[begin Material provided]

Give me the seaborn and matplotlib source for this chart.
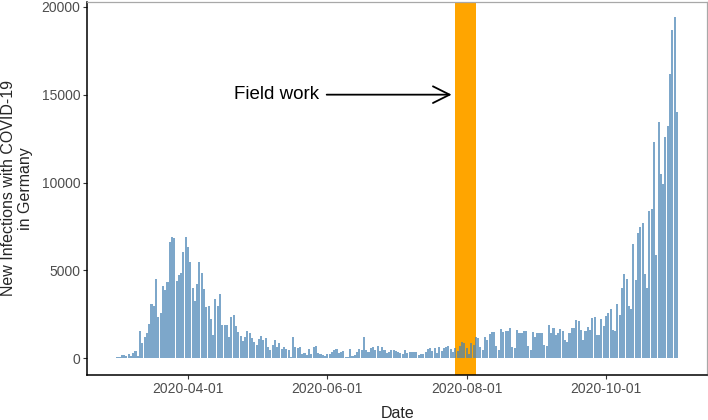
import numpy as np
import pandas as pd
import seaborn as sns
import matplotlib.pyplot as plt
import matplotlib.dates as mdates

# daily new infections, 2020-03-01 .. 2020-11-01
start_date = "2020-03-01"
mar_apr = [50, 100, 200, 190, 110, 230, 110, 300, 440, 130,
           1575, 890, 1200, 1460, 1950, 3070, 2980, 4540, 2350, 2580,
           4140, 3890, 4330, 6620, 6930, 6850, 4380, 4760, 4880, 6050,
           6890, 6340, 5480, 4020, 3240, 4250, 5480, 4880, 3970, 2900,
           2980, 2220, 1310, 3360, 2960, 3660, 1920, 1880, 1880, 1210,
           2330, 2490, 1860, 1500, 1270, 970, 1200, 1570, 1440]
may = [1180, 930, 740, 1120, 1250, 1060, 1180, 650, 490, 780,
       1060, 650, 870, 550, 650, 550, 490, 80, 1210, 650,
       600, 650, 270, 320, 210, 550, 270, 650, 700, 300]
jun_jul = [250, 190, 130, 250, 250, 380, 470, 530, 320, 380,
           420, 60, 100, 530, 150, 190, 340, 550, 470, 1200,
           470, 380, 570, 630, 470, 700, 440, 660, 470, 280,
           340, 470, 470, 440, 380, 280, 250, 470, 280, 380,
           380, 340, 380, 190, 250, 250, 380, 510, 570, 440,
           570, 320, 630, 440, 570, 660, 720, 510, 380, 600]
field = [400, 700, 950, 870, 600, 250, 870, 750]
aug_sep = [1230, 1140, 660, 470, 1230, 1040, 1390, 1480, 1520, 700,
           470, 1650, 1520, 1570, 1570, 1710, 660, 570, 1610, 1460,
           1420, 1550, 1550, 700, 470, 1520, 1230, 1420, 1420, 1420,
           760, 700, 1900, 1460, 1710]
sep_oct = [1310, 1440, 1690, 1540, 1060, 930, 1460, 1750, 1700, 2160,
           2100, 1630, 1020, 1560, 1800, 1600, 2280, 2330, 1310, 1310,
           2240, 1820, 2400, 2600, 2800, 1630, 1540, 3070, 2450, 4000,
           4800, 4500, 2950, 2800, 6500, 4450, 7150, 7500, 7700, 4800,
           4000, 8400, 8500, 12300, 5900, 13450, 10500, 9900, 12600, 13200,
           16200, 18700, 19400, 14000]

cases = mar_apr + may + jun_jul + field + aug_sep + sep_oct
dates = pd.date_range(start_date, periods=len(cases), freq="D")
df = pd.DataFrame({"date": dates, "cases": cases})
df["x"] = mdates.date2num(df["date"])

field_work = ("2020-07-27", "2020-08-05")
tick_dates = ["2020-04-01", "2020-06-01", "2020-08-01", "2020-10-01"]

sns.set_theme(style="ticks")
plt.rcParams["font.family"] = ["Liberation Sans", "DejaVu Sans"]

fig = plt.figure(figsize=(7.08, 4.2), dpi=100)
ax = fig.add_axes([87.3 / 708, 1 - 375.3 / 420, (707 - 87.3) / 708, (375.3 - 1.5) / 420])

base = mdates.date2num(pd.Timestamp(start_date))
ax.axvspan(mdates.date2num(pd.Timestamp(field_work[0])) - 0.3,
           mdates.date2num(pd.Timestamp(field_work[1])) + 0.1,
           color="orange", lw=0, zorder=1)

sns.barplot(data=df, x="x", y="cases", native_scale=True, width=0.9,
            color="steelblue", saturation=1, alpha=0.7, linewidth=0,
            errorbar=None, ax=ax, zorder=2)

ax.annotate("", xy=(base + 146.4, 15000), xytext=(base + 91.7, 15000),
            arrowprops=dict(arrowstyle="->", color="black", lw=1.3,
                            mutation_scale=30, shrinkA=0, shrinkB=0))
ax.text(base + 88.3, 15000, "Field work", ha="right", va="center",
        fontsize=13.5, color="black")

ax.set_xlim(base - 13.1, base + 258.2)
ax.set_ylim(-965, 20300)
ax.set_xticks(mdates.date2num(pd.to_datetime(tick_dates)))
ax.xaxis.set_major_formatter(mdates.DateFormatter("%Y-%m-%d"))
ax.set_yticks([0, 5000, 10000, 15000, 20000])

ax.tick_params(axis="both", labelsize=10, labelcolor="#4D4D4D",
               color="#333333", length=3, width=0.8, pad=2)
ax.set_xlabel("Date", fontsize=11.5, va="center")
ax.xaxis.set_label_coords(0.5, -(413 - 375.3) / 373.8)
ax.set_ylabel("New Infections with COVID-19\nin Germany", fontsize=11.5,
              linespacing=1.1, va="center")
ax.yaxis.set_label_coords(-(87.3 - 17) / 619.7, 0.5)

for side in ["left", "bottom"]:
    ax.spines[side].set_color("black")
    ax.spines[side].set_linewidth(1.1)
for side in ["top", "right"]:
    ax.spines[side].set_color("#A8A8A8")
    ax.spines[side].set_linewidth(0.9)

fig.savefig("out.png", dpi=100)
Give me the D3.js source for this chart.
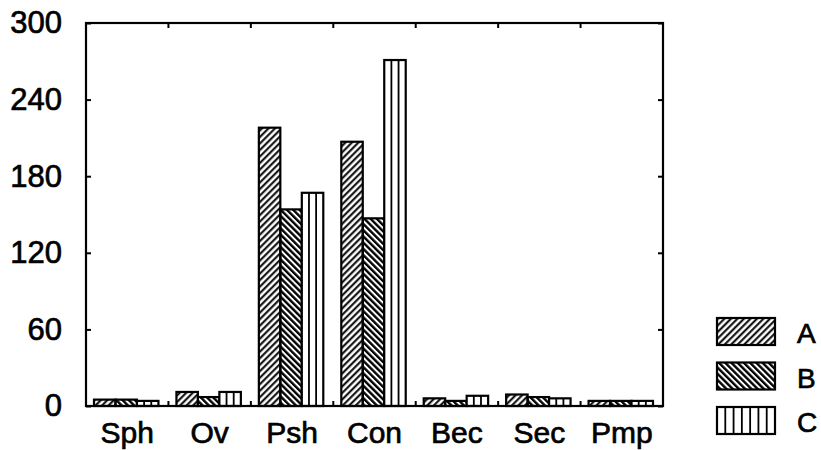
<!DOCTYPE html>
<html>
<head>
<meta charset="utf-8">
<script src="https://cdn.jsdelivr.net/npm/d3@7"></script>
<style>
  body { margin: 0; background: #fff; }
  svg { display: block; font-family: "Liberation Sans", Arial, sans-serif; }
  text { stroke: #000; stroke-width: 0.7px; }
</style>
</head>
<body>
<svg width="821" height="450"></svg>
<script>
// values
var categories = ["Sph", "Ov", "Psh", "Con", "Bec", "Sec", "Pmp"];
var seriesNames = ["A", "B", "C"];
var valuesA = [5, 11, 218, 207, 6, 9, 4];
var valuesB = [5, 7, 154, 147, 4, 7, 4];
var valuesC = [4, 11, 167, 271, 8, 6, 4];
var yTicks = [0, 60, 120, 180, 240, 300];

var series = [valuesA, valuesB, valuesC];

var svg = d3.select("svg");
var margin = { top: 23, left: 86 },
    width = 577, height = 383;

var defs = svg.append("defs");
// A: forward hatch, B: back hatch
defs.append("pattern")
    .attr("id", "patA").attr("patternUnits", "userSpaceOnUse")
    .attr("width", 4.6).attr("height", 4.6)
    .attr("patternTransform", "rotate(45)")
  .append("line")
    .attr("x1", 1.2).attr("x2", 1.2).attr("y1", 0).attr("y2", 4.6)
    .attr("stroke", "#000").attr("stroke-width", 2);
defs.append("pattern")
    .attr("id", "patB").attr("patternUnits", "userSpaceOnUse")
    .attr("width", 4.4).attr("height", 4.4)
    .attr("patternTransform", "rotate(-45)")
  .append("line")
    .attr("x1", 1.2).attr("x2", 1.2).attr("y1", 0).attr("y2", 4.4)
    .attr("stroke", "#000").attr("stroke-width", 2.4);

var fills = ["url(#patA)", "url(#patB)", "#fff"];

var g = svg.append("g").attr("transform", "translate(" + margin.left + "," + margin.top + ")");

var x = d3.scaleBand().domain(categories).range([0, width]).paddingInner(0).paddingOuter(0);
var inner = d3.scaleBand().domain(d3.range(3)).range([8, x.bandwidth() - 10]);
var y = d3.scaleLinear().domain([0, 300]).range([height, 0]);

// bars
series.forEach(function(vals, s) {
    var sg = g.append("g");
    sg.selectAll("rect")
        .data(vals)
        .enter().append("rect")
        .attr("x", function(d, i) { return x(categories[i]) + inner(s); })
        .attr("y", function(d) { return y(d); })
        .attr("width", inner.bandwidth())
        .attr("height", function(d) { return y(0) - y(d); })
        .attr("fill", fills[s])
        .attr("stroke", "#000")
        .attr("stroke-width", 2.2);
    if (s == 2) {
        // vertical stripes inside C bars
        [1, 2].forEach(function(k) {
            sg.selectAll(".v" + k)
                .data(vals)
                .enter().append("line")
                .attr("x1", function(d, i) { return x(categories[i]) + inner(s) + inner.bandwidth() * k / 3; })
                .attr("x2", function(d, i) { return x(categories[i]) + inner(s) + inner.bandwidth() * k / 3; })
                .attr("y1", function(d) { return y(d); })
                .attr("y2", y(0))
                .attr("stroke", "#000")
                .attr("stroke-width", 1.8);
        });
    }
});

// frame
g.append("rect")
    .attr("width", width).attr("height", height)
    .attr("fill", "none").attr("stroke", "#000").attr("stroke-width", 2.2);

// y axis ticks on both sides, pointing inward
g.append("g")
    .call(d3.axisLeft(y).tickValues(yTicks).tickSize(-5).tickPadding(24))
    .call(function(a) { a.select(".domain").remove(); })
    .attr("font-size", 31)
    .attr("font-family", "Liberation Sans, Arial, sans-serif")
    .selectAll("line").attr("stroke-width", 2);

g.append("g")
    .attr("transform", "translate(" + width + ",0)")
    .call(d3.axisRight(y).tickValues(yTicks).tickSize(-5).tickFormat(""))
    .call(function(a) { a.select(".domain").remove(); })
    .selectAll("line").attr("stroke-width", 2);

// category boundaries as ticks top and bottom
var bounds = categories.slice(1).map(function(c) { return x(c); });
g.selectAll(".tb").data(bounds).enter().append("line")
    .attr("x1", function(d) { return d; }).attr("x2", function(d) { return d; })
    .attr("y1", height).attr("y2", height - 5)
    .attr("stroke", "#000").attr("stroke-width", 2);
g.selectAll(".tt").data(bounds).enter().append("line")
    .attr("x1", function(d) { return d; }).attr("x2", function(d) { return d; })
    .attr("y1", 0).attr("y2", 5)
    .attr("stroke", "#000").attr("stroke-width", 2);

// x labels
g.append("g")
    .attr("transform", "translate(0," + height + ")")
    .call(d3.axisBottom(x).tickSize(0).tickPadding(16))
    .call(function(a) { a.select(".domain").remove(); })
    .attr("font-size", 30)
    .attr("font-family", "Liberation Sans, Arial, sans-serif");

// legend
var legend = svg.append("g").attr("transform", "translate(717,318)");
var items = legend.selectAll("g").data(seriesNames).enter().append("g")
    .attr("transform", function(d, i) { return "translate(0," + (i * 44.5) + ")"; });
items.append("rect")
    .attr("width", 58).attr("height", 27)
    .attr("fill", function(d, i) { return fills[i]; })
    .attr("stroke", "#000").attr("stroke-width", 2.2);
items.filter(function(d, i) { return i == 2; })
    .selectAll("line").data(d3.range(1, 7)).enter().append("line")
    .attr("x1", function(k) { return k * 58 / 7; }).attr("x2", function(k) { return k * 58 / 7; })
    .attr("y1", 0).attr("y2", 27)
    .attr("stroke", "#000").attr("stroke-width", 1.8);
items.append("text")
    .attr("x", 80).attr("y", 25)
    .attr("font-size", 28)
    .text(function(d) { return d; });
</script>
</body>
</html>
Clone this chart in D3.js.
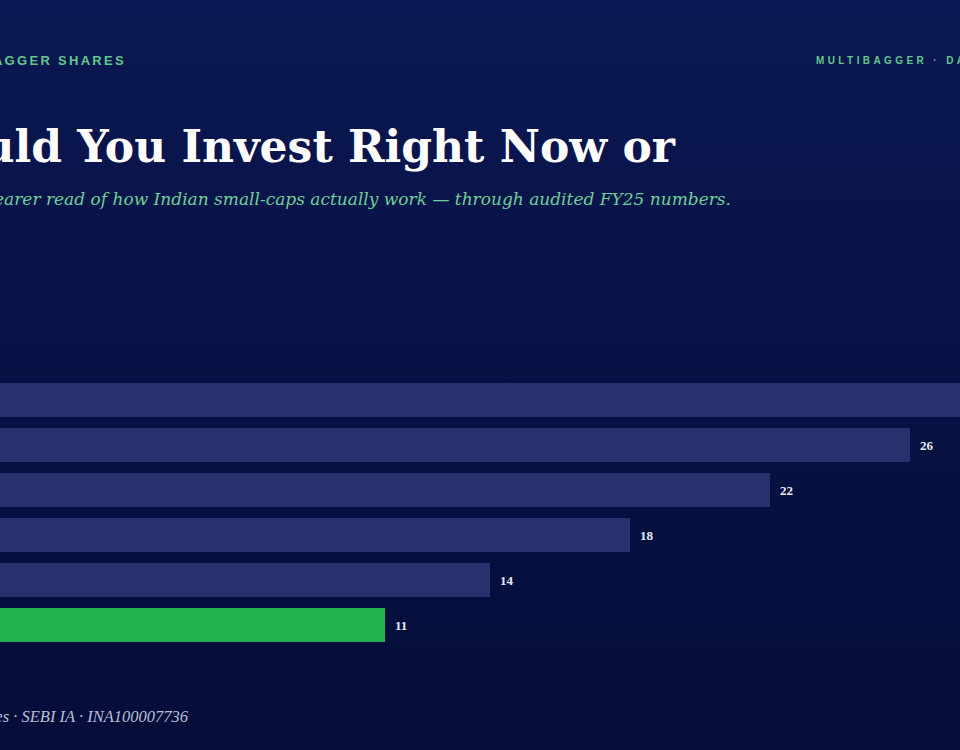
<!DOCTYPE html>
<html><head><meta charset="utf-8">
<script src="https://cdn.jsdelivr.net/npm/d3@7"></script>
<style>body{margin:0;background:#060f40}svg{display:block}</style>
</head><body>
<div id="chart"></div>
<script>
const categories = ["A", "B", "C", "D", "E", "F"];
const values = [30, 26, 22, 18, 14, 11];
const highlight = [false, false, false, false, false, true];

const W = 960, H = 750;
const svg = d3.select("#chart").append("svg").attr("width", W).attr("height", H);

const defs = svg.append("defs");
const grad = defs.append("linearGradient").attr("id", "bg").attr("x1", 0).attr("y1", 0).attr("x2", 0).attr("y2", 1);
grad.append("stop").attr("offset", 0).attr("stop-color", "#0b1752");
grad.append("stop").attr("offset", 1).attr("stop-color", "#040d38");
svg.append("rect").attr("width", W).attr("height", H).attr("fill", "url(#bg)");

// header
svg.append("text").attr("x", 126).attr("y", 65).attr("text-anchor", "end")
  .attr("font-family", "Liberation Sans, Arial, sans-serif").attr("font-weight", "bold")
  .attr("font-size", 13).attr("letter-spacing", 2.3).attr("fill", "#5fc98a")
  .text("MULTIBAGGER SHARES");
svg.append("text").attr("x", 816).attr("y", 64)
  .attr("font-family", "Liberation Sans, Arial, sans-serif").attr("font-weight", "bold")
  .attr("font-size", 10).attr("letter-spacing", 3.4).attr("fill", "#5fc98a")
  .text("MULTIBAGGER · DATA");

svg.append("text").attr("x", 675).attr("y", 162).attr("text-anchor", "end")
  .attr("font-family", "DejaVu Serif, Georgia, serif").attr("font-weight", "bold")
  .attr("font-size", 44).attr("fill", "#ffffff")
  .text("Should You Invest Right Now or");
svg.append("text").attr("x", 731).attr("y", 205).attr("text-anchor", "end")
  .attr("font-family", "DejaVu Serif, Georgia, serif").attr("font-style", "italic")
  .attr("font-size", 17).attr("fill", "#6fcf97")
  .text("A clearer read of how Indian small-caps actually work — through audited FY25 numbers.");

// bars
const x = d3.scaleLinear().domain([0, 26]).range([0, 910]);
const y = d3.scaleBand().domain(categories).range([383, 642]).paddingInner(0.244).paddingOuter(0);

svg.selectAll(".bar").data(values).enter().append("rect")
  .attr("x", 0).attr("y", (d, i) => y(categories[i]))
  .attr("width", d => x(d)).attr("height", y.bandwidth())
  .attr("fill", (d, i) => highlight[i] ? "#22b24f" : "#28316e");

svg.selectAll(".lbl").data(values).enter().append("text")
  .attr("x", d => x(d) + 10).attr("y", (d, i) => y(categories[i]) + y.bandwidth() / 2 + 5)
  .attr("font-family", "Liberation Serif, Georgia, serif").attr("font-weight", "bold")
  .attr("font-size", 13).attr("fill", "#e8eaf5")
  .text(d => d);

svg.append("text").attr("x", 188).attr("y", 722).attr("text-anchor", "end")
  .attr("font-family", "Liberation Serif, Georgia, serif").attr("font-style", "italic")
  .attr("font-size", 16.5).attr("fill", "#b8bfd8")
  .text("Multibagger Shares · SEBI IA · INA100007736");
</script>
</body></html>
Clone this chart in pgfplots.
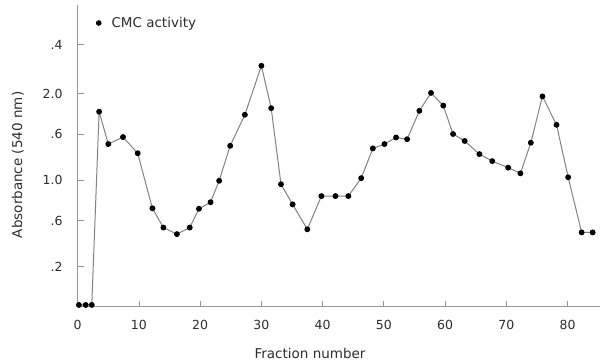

[end Material provided]

The task — Start at the top of the entries and repeat each line exactly, ending at the line that contains "import matplotlib.dates as mdates". Pictures are not part of the copy.

The result —
Give me the seaborn and matplotlib source for this chart.
import numpy as np
import pandas as pd
import seaborn as sns
import matplotlib.pyplot as plt
import matplotlib.dates as mdates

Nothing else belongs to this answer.